2. Salto del Cabrero

At Benaocaz starts one of the Sierra de Cádiz walking routes that has been on my wishlist for years (and at the time of writing I have not yet walked it!). This walk is only accessible from here, the south, as the pass from the north, at Puerto del Boyar is closed. So once you reach the Salto de Cabrero gorge, you have to go back. The distinctive silhouette of the Salto de Cabrero can be seen from many corners of the Sierra. With a length of over three kilometres, it is a walk of over four and a half hours (there and back) and of average difficulty. The salto del Cabrero (the goat herder’s leap) refers to a fault line of impressive vertical walls, eighty metres difference in height, with a fifty-metre wide gorge. read more

3. Route Villaluenga-Navazos de Caos

This walk links the village of Villaluenga del Rosario with the valley of Navazos de Caos, climbing the southern slope of the Sierra del Caíllo. The path starts at the back of the octagonal bullfighting ring. This route is quite tough, as from the start the path climbs almost 400 metres. Moreover, at some points when crossing the Sierra del Caíllo, the route becomes difficult as there are no marked paths here. Once at the top of the Navazos pass, you can enjoy spectacular views of the village of Villaluenga, the Llanos del Republicano, the Sima de Villaluenga, the Líbar massif and La Manga. At the top you can connect this walk with the (also tough) walk Navazo Alto or Caíllo to Benaocaz.
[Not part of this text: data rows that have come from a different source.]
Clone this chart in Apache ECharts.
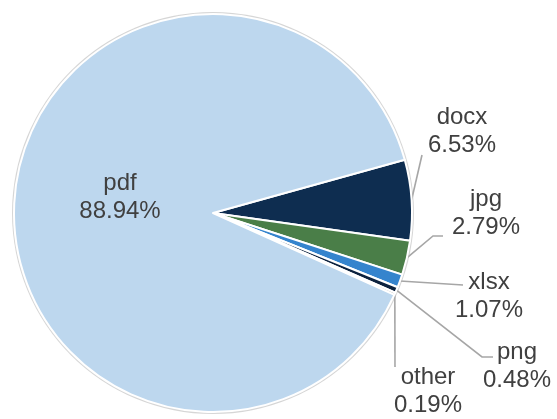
<!DOCTYPE html>
<html>
<head>
<meta charset="utf-8">
<script src="https://cdn.jsdelivr.net/npm/echarts@6/dist/echarts.min.js"></script>
<style>
html,body{margin:0;padding:0;background:#fff;}
#chart{width:557px;height:419px;}
</style>
</head>
<body>
<div id="chart"></div>
<script>
// ---- data ----
const categories = ['docx', 'jpg', 'xlsx', 'png', 'other', 'pdf'];
const shares = [6.53, 2.79, 1.07, 0.48, 0.19, 88.94];
const colors = ['#0e2d50', '#4a7e48', '#3584cd', '#0d233f', '#8c8c8c', '#bdd7ee'];

// ---- label layout (label centres and leader-line bends, relative to label centre) ----
const labelCenters = {
  docx: [462, 131],
  jpg: [486, 213],
  xlsx: [489, 296],
  png: [517, 366],
  other: [428, 391],
  pdf: [120, 197]
};
const leaderBends = {
  docx: [[-40, 24]],
  jpg: [[-53, 23], [-43, 23]],
  xlsx: [[-26, -11]],
  png: [[-35, -9], [-24, -9]],
  other: [[-33, -24]]
};

const chart = echarts.init(document.getElementById('chart'), null, {renderer: 'canvas'});

const pieData = categories.map((name, i) => {
  const item = {name: name, value: shares[i], itemStyle: {color: colors[i]}};
  if (name === 'pdf') {
    item.label = {position: 'inside'};
    item.labelLine = {show: false};
  }
  return item;
});

const option = {
  animation: false,
  backgroundColor: '#ffffff',
  series: [
    {
      type: 'pie',
      silent: true,
      center: [213, 213],
      radius: 201,
      z: 1,
      label: {show: false},
      labelLine: {show: false},
      itemStyle: {color: '#d6d6d6', borderWidth: 0},
      data: [{name: 'outline', value: 1}]
    },
    {
      type: 'pie',
      center: [213, 213],
      radius: 199,
      startAngle: 15.5,
      clockwise: true,
      z: 2,
      avoidLabelOverlap: false,
      itemStyle: {borderColor: '#ffffff', borderWidth: 2},
      label: {
        show: true,
        position: 'outside',
        formatter: '{b}\n{d}%',
        fontFamily: 'Liberation Sans, Arial, sans-serif',
        fontSize: 24,
        lineHeight: 28,
        color: '#404040',
        align: 'center'
      },
      labelLine: {
        show: true,
        length: 10,
        length2: 10,
        lineStyle: {color: '#a6a6a6', width: 1.6}
      },
      labelLayout: function (params) {
        const name = categories[params.dataIndex];
        const c = labelCenters[name];
        const res = {x: c[0], y: c[1], align: 'center', verticalAlign: 'middle'};
        const bends = leaderBends[name];
        if (bends && params.labelLinePoints) {
          const start = params.labelLinePoints[0];
          const pts = [[start[0], start[1]]];
          bends.forEach(b => pts.push([c[0] + b[0], c[1] + b[1]]));
          while (pts.length < 3) pts.push(pts[pts.length - 1].slice());
          res.labelLinePoints = pts;
        }
        return res;
      },
      data: pieData
    }
  ]
};
chart.setOption(option);
</script>
</body>
</html>
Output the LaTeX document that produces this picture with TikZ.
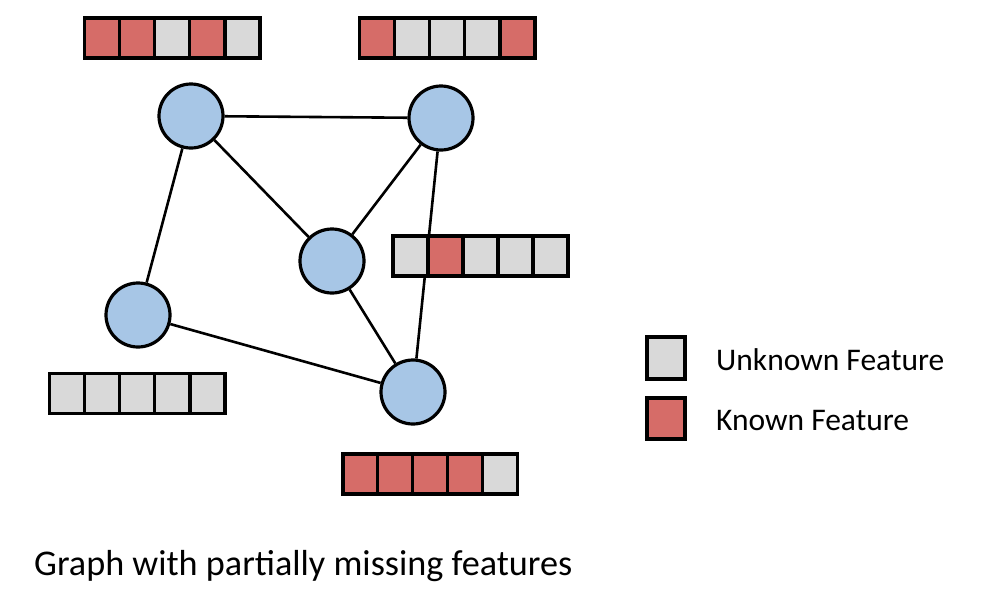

4. Villaluenga del Rosario to Llanos de Líbar

Another walk connects Villaluenga del Rosario with Llanos de Líbar, a 13-kilometre route that links the three main villages of the Sierra de Grazalema: Villaluenga, Llanos del Republicano and Llanos de Líbar. A shorter version is the sendero LLanos del Republicano, a fairly easy, linear walk of 6.5 km with about 240 metres difference in altitude.